(NECN: Jack Thurston, Burlington, Vt.) - Hammers, saws, and nail guns provided the sound of progress in Burlington, Vt. Monday. "There will be summer!" promised businessman Al Gobeille.
Gobeille runs the Breakwater Café and Grill on Lake Champlain. Just a few weeks ago, his popular eaterie was drowning when the water rose to historic heights. Between pounding rain this spring, and melting snow from a long winter, Vermont rivers and lakes were at record levels.
Now, for the first time since April 13, Lake Champlain is below its 100-foot flood stage. That means Gobeille can rebuild. The water literally washed away his bar, and with it, weeks of profits. "We lost a full month, and there's no getting it back," he said.
"We're down below 100 feet," said homeowner Kelley DesLauriers. "It feels good!"
DesLauriers lives on a lakeside street in Colchester, Vt. that was pounded first by the floods, then by waves. Homeowners, businesses, and local governments in many areas in Vermont are now able to apply for federal disaster relief through FEMA. That money will likely only cover some of the costs for DesLauriers' neighbors. "It's heartbreaking to look at the devastation, but it feels like we can finally get started to do something after weeks of scrambling," DesLauriers said.
In all the nuisance driftwood that washed onto lakefront property, there's the potential for power. The city of Burlington will burn it and other all-natural plant material, generating electricity for 10,000 New England homes. If it weren't for the McNeil Generating Plant, the city says a mountain of driftwood might instead be clogging landfills. "It gives homeowners and municipalities a way to get rid of this material at no cost," explained Bill Kropelin, the head forester for the Burlington Electric Department.
Kropelin adds that wood drop-offs cannot contain any pressure-treated, glued, or painted lumber, because that material would release toxic fumes when burned for power.
Back on Burlington's waterfront, Al Gobeille hopes to be back in business next week.
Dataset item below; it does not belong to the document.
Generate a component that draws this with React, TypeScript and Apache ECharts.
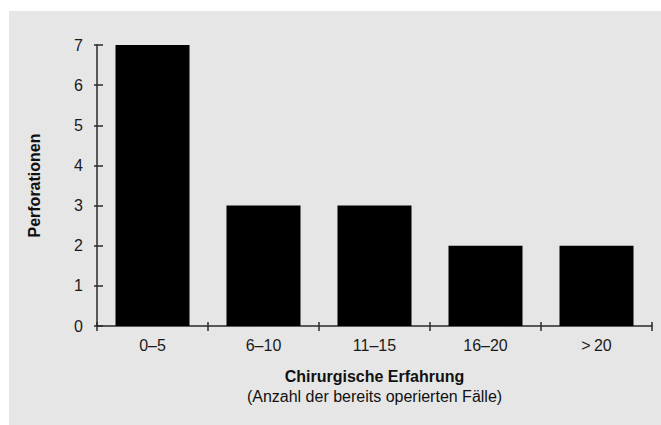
import React, { useEffect, useRef } from "react";
import * as echarts from "echarts";

const categories = ["0\u20135", "6\u201310", "11\u201315", "16\u201320", ">\u200920"];
const perforations = [7, 3, 3, 2, 2];
const yTicks = [0, 1, 2, 3, 4, 5, 6, 7];
const yTitle = "Perforationen";
const xTitle = "Chirurgische Erfahrung";
const xSubtitle = "(Anzahl der bereits operierten Fälle)";

const FONT = "'Liberation Sans', Arial, Helvetica, sans-serif";

export default function App() {
  const ref = useRef<HTMLDivElement>(null);
  useEffect(() => {
    if (!ref.current) return;
    const chart = echarts.init(ref.current, undefined, { renderer: "svg" });
    const axisColor = "#2a2a2a";
    chart.setOption({
      animation: false,
      backgroundColor: "#ffffff",
      textStyle: { fontFamily: FONT },
      graphic: [
        {
          type: "rect",
          z: -10,
          shape: { x: 9, y: 11, width: 660, height: 420 },
          style: { fill: "#e6e6e6" },
          silent: true,
        },
        {
          type: "text",
          x: 374.5,
          y: 376,
          style: {
            text: xTitle,
            fontFamily: FONT,
            fontSize: 16,
            fontWeight: "bold",
            fill: "#111",
            align: "center",
            verticalAlign: "middle",
          },
        },
        {
          type: "text",
          x: 374.5,
          y: 396,
          style: {
            text: xSubtitle,
            fontFamily: FONT,
            fontSize: 16,
            fill: "#111",
            align: "center",
            verticalAlign: "middle",
          },
        },
      ],
      grid: { left: 97, right: 9, top: 45, bottom: 99, containLabel: false },
      xAxis: [
        {
          type: "category",
          data: categories,
          position: "bottom",
          boundaryGap: true,
          axisLine: { show: true, lineStyle: { color: axisColor, width: 1.5 } },
          axisTick: { show: true, inside: false, length: 5, lineStyle: { color: axisColor, width: 1.5 } },
          axisLabel: { margin: 11, fontSize: 16, color: "#1a1a1a", fontFamily: FONT },
          splitLine: { show: false },
        },
        {
          type: "category",
          data: categories,
          position: "bottom",
          boundaryGap: true,
          axisLine: { show: false },
          axisTick: { show: true, inside: true, length: 4, lineStyle: { color: axisColor, width: 1.5 } },
          axisLabel: { show: false },
          splitLine: { show: false },
        },
      ],
      yAxis: [
        {
          type: "value",
          min: 0,
          max: yTicks[yTicks.length - 1],
          interval: 1,
          position: "left",
          name: yTitle,
          nameLocation: "middle",
          nameGap: 55,
          nameTextStyle: { fontSize: 16, fontWeight: "bold", color: "#111", fontFamily: FONT },
          axisLine: { show: true, lineStyle: { color: axisColor, width: 1.5 } },
          axisTick: { show: true, inside: true, length: 6, lineStyle: { color: axisColor, width: 1.5 } },
          axisLabel: { margin: 14, fontSize: 16, color: "#1a1a1a", fontFamily: FONT },
          splitLine: { show: false },
        },
        {
          type: "value",
          min: 0,
          max: yTicks[yTicks.length - 1],
          interval: 1,
          position: "left",
          axisLine: { show: false },
          axisTick: { show: true, inside: false, length: 3, lineStyle: { color: axisColor, width: 1.5 } },
          axisLabel: { show: false },
          splitLine: { show: false },
        },
      ],
      series: [
        {
          type: "bar",
          data: perforations,
          xAxisIndex: 0,
          yAxisIndex: 0,
          barWidth: 74,
          itemStyle: { color: "#000000" },
        },
      ],
    });
    return () => chart.dispose();
  }, []);
  return (
    <div
      ref={ref}
      style={{ position: "fixed", left: 0, top: 0, width: 661, height: 425 }}
    />
  );
}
He's crossing his fingers that July and August serve his bar and restaurant perfect weather for making back tens of thousands of dollars in losses. "We'll give it our best," he said, smiling.
Flood victims in Vermont's Addison, Caledonia, Chittenden, Essex, Franklin, Lamoille, Orleans, and Washington Counties can contact FEMA at 1-800-621-FEMA or at www.fema.gov to start the application process. The funds are available for spring flood losses suffered through May 9.
In a news release, Gov. Peter Shumlin, D-Vt., said more Vermonters may still be able to access funds. "We will continue to push for individual and public assistance for all the counties that suffered as a result of flooding through early June," Shumlin wrote in the release.
Shumlin's office says requests for FEMA funding for private and public property in Washington, Caledonia and Windham Counties resulting from late May rainfall are still pending. So are requests to cover damage to Lake Champlain shoreline properties and infrastructure that occurred after May 9, the news release explained.